* begin Information given *
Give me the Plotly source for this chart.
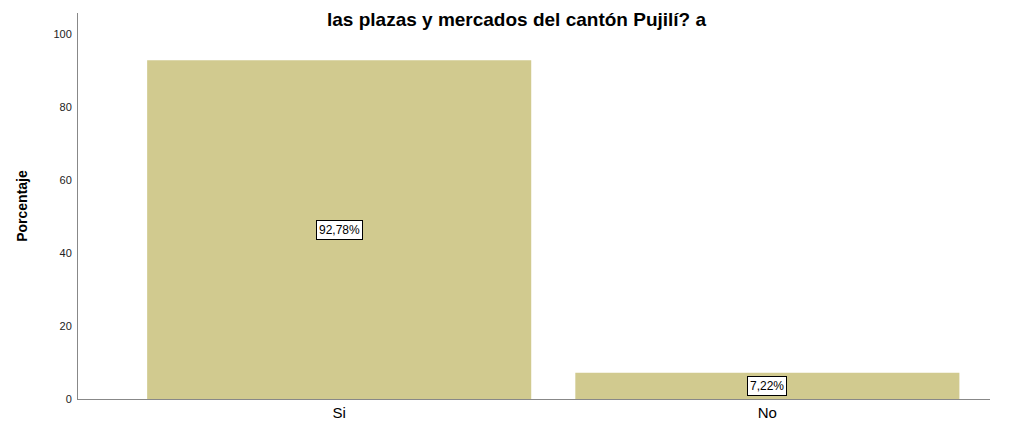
import plotly.graph_objects as go

categories = ["Si", "No"]
percent = [92.78, 7.22]
labels = ["92,78%", "7,22%"]
title_text = "las plazas y mercados del cantón Pujilí? a"

bar_color = "#d1ca8f"

fig = go.Figure()
fig.add_trace(go.Bar(x=categories, y=percent, marker=dict(color=bar_color, line=dict(width=0)),
                     width=0.897, showlegend=False, hoverinfo="skip"))

for c, v, t in zip(categories, percent, labels):
    fig.add_annotation(x=c, y=v / 2, text=t, showarrow=False,
                       font=dict(family="Liberation Sans, Arial", size=12, color="black"),
                       bgcolor="white", bordercolor="black", borderwidth=1, borderpad=2)

fig.update_layout(
    width=1009, height=415,
    margin=dict(l=70, r=27, t=5, b=24, autoexpand=False),
    plot_bgcolor="white", paper_bgcolor="white",
    title=dict(text="<b>" + title_text + "</b>", x=0.504, xanchor="center",
               y=0.9735, yanchor="middle", yref="container",
               font=dict(family="Liberation Sans, Arial", size=19, color="black")),
    xaxis=dict(range=[-0.61, 1.52], showline=True, linecolor="#888888", linewidth=1,
               ticks="", showgrid=False, zeroline=False, automargin=False,
               tickfont=dict(family="Liberation Sans, Arial", size=15, color="black")),
    yaxis=dict(range=[0, 105.7], showline=True, linecolor="#888888", linewidth=1,
               tickvals=[0, 20, 40, 60, 80, 100], ticks="outside", ticklen=3,
               tickcolor="white", showgrid=False, zeroline=False, automargin=False,
               tickfont=dict(family="Liberation Sans, Arial", size=11, color="#222222"),
               title=dict(text="<b>Porcentaje</b>", standoff=22,
                          font=dict(family="Liberation Sans, Arial", size=14, color="black"))),
)

fig.write_html("out.html")
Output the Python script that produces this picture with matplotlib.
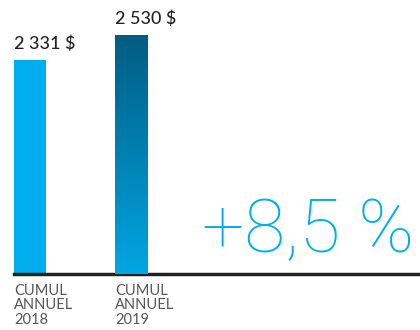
* end Information given *
Show every line from the entries above in which the word "this" appears.

Give me the Plotly source for this chart.
Output the Python script that produces this picture with matplotlib.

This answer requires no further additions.